When I looked in the mirror I saw someone who belonged in 6th grade. I saw my stomach that was just a little too big. I felt my shorts ride up when i walked. I didn't feel pretty. I tried not to think about it. Avoiding mirrors, to avoid the hatred I had for myself. Why couldn't my eyes be a bit bigger? Why couldn't my arms be a bit smaller? Why couldn't I be normal?
I saw everyone else around me as examples. Listening to conversations during school and wishing I was them. They didn't have to think to tell a joke, they didn't have to try to be anything, like I did.
I wore the same sweatshirts every week, because they covered up my chubby stomach and my hips which came out a bit further than my jeans. I saw these imperfections as unacceptable and didn't want anyone else to be able to see them.
I should have taken a look at my friends. Katelinn was a bit bigger than me but when Katelinn and I went to a boy, Wil's house, he chose her. Not at first, but that's not the part that matters. It matters that size doesn't matter.
Wil was beautiful. He was funny. He had long golden-brown hair that looked like silk. I would always touch it. He needed glasses, but didn't wear them.
The first time Katelinn and I went to Wil's we just acted goofy, like we always did. I didn't feel like we had to act a certain way around Wil, because he wouldn't judge us. He wouldn't call us weird, for he was weird himself. We ran around his house, holding something he wanted so that he would chase after us.
Somehow we, all three, ended up on his bed. Wil in the middle. He was facing me. He wiggled his leg between my two and I liked the feeling, of legs intertwined. Wil looked at me and pretended to kiss me. Then he turned and did the same to Katelinn. I wasn't going to fight over a boy with her. I wasn't going to be any type of choice so I got up and left them to do what they wanted until Katelinn's mom came to get us.

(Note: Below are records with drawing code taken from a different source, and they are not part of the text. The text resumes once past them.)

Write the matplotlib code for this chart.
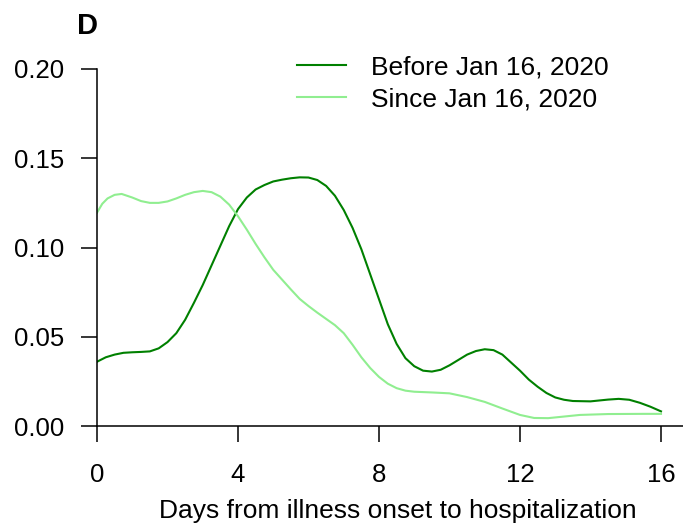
import matplotlib
matplotlib.use('Agg')
import matplotlib.pyplot as plt

plt.rcParams['font.family'] = ['Liberation Sans', 'DejaVu Sans']

# days from illness onset, density estimates
days_before = [0, 0.25, 0.5, 0.75, 1.0, 1.25, 1.5, 1.75, 2.0, 2.25, 2.5, 2.75, 3.0, 3.25,
               3.5, 3.75, 4.0, 4.25, 4.5, 4.75, 5.0, 5.25, 5.5, 5.75, 6.0, 6.25, 6.5,
               6.75, 7.0, 7.25, 7.5, 7.75, 8.0, 8.25, 8.5, 8.75, 9.0, 9.25, 9.5, 9.75,
               10.0, 10.25, 10.5, 10.75, 11.0, 11.25, 11.5, 11.75, 12.0, 12.25, 12.5,
               12.75, 13.0, 13.25, 13.5, 14.0, 14.5, 14.8, 15.1, 15.4, 15.7, 16.0]
dens_before = [0.036, 0.0385, 0.040, 0.041, 0.0413, 0.0415, 0.0418, 0.0435, 0.047, 0.052,
               0.0595, 0.069, 0.079, 0.090, 0.101, 0.112, 0.1215, 0.128, 0.1325, 0.135,
               0.137, 0.138, 0.1388, 0.1393, 0.1392, 0.1378, 0.1345, 0.129, 0.121, 0.111,
               0.099, 0.085, 0.071, 0.057, 0.046, 0.038, 0.0335, 0.031, 0.0305, 0.0315,
               0.034, 0.037, 0.040, 0.042, 0.043, 0.0425, 0.040, 0.0355, 0.031, 0.026,
               0.022, 0.0185, 0.016, 0.0147, 0.014, 0.0138, 0.0148, 0.0152, 0.0147, 0.013,
               0.0108, 0.0082]

days_since = [0, 0.15, 0.3, 0.5, 0.7, 1.0, 1.25, 1.5, 1.75, 2.0, 2.25, 2.5, 2.75, 3.0,
              3.25, 3.5, 3.75, 4.0, 4.25, 4.5, 4.75, 5.0, 5.25, 5.5, 5.75, 6.0, 6.25, 6.5,
              6.75, 7.0, 7.25, 7.5, 7.75, 8.0, 8.25, 8.5, 8.75, 9.0, 9.5, 10.0, 10.5,
              11.0, 11.5, 12.0, 12.4, 12.8, 13.2, 13.7, 14.5, 15.5, 16.0]
dens_since = [0.1195, 0.1245, 0.1275, 0.1295, 0.130, 0.128, 0.126, 0.125, 0.125, 0.1258,
              0.1275, 0.1295, 0.131, 0.1317, 0.131, 0.1285, 0.124, 0.1175, 0.110, 0.102,
              0.0945, 0.0875, 0.082, 0.0765, 0.0712, 0.0672, 0.0635, 0.060, 0.0565, 0.052,
              0.0455, 0.0385, 0.0325, 0.0275, 0.0237, 0.0212, 0.0198, 0.0192, 0.0188,
              0.0183, 0.0162, 0.0135, 0.0098, 0.0062, 0.0045, 0.0044, 0.0052, 0.0062,
              0.0067, 0.0068, 0.0068]

x_ticks = [0, 4, 8, 12, 16]
y_ticks = [0.00, 0.05, 0.10, 0.15, 0.20]

fig = plt.figure(figsize=(6.83, 5.26), dpi=100)
ax = fig.add_axes([97 / 683, 100 / 526, 586 / 683, 357 / 526])

ax.plot(days_before, dens_before, color='#008000', lw=1.5, label='Before Jan 16, 2020')
ax.plot(days_since, dens_since, color='#90ee90', lw=1.5, label='Since Jan 16, 2020')

ax.set_xlim(0, 586 / 35.25)
ax.set_ylim(0, 0.2)
ax.set_xticks(x_ticks)
ax.set_yticks(y_ticks)
ax.set_yticklabels([f'{v:.2f}' for v in y_ticks])

for s in ['top', 'right']:
    ax.spines[s].set_visible(False)
for s in ['left', 'bottom']:
    ax.spines[s].set_linewidth(1.1)
ax.tick_params(axis='both', length=11.5, width=1.1, labelsize=18.5)
ax.tick_params(axis='y', pad=12)
ax.tick_params(axis='x', pad=15)

ax.set_xlabel('Days from illness onset to hospitalization', fontsize=19, labelpad=9)
ax.xaxis.label.set_x(0.513)

ax.legend(loc='upper left', bbox_to_anchor=(284 / 683, 1 - 42 / 526),
          bbox_transform=fig.transFigure, frameon=False, fontsize=19,
          handlelength=1.85, handletextpad=0.95, labelspacing=0.3, borderpad=0)

fig.text(77 / 683, 1 - 34 / 526, 'D', fontsize=21, fontweight='bold', va='baseline')

fig.savefig('out.png', dpi=100)
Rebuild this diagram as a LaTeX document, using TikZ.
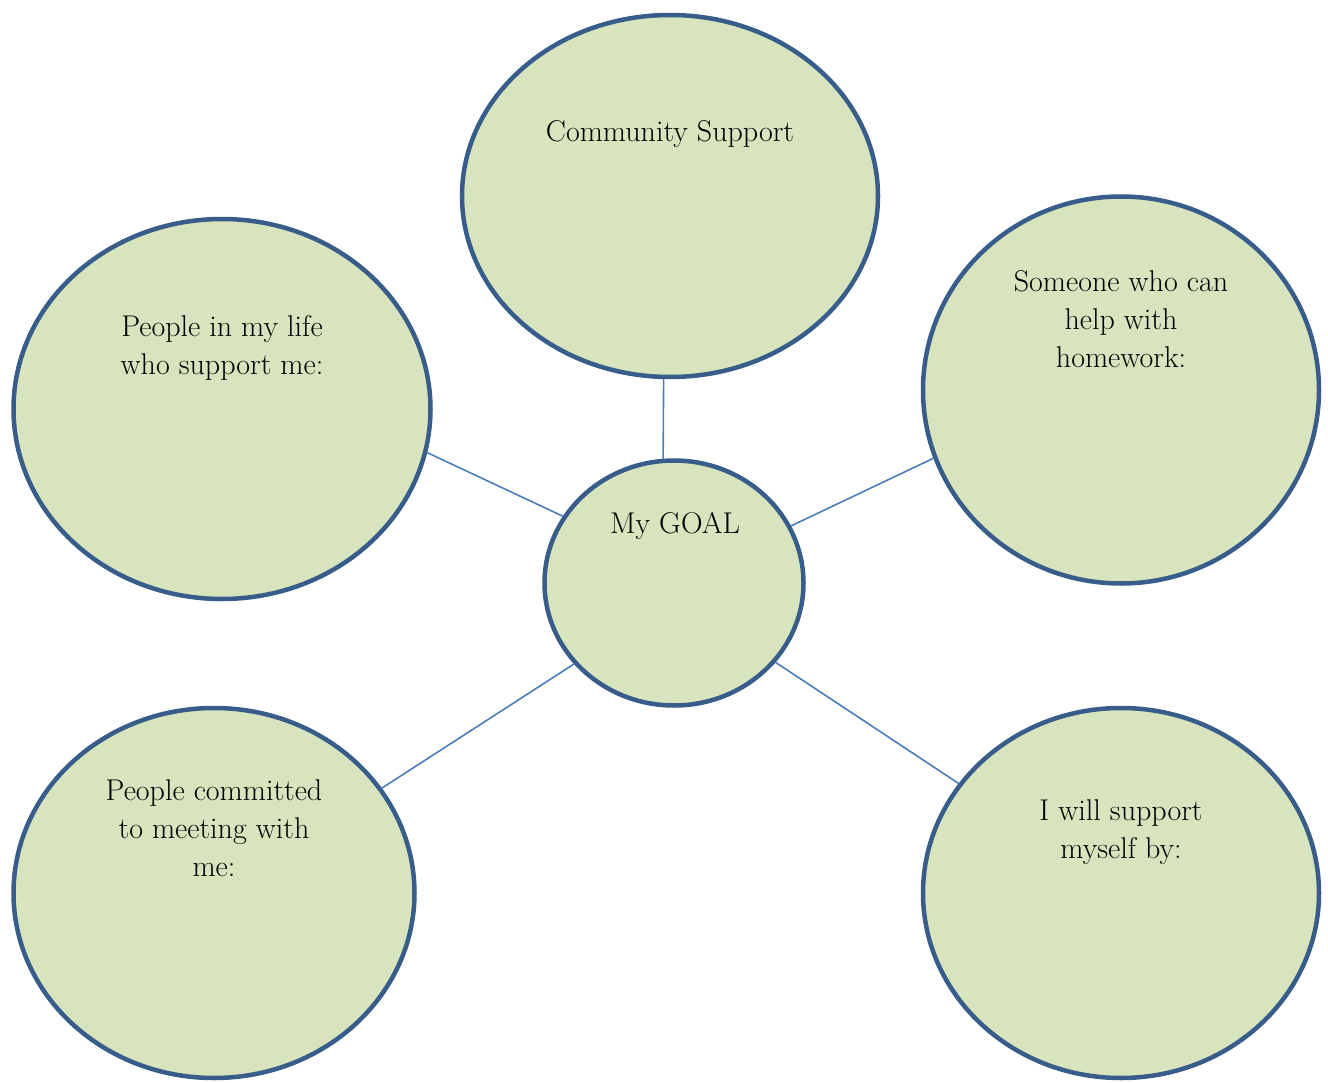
\documentclass[tikz,border=0pt]{standalone}
\usetikzlibrary{shapes.geometric}
\definecolor{rim}{HTML}{385D8A}
\definecolor{leaf}{HTML}{D7E4BD}
\definecolor{link}{HTML}{4A7EBB}
\begin{document}
\begin{tikzpicture}[x=1pt,y=-1pt,
  bubble/.style={ellipse,draw=rim,fill=leaf,line width=4.5pt,inner sep=0pt},
  caption/.style={align=center,font=\fontsize{30}{38}\selectfont,inner sep=0pt,anchor=base},
  tie/.style={draw=link,line width=1.6pt}]
  \useasboundingbox (0,0) rectangle (1328,1083);

  % outer bubbles and the central goal
  \node[bubble,minimum width=416pt,minimum height=362pt] (community) at (670,196) {};
  \node[bubble,minimum width=417pt,minimum height=380pt] (people)    at (222,409) {};
  \node[bubble,minimum width=396pt,minimum height=387pt] (homework)  at (1121,390) {};
  \node[bubble,minimum width=259pt,minimum height=245pt] (goal)      at (674,583) {};
  \node[bubble,minimum width=401pt,minimum height=370pt] (committed) at (214,893) {};
  \node[bubble,minimum width=396pt,minimum height=370pt] (myself)    at (1121,893) {};

  % captions (anchored at the baseline of their last line)
  \node[caption] (tcommunity) at (670,142) {Community Support};
  \node[caption] (tpeople)    at (222,374) {People in my life\\who support me:};
  \node[caption] (thomework)  at (1121,367) {Someone who can\\help with\\homework:};
  \node[caption] (tgoal)      at (675,533) {My GOAL};
  \node[caption] (tcommitted) at (214,876) {People committed\\to meeting with\\me:};
  \node[caption] (tmyself)    at (1121,858) {I will support\\myself by:};

  % spokes
  \draw[tie] (community.-92.2) -- (goal.95.1);
  \draw[tie] (people.-12.9) -- (goal.149.7);
  \draw[tie] (homework.-160.6) -- (goal.26.4);
  \draw[tie] (committed.32.8) -- (goal.219.1);
  \draw[tie] (myself.146.4) -- (goal.-38.8);
\end{tikzpicture}
\end{document}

That's the first time I ever let a boy go. I don't like letting a man think he has the power of choice when it comes to a lady. It's hurtful and degrading. We aren't supposed to be treated like a listing on a menu. We are supposed to be fought over, wanted with every ounce of a man's being, so that there is nothing left over for anyone else. We are also supposed to replicate that to anyone who proves it's presence to us. If you find that, never let it go.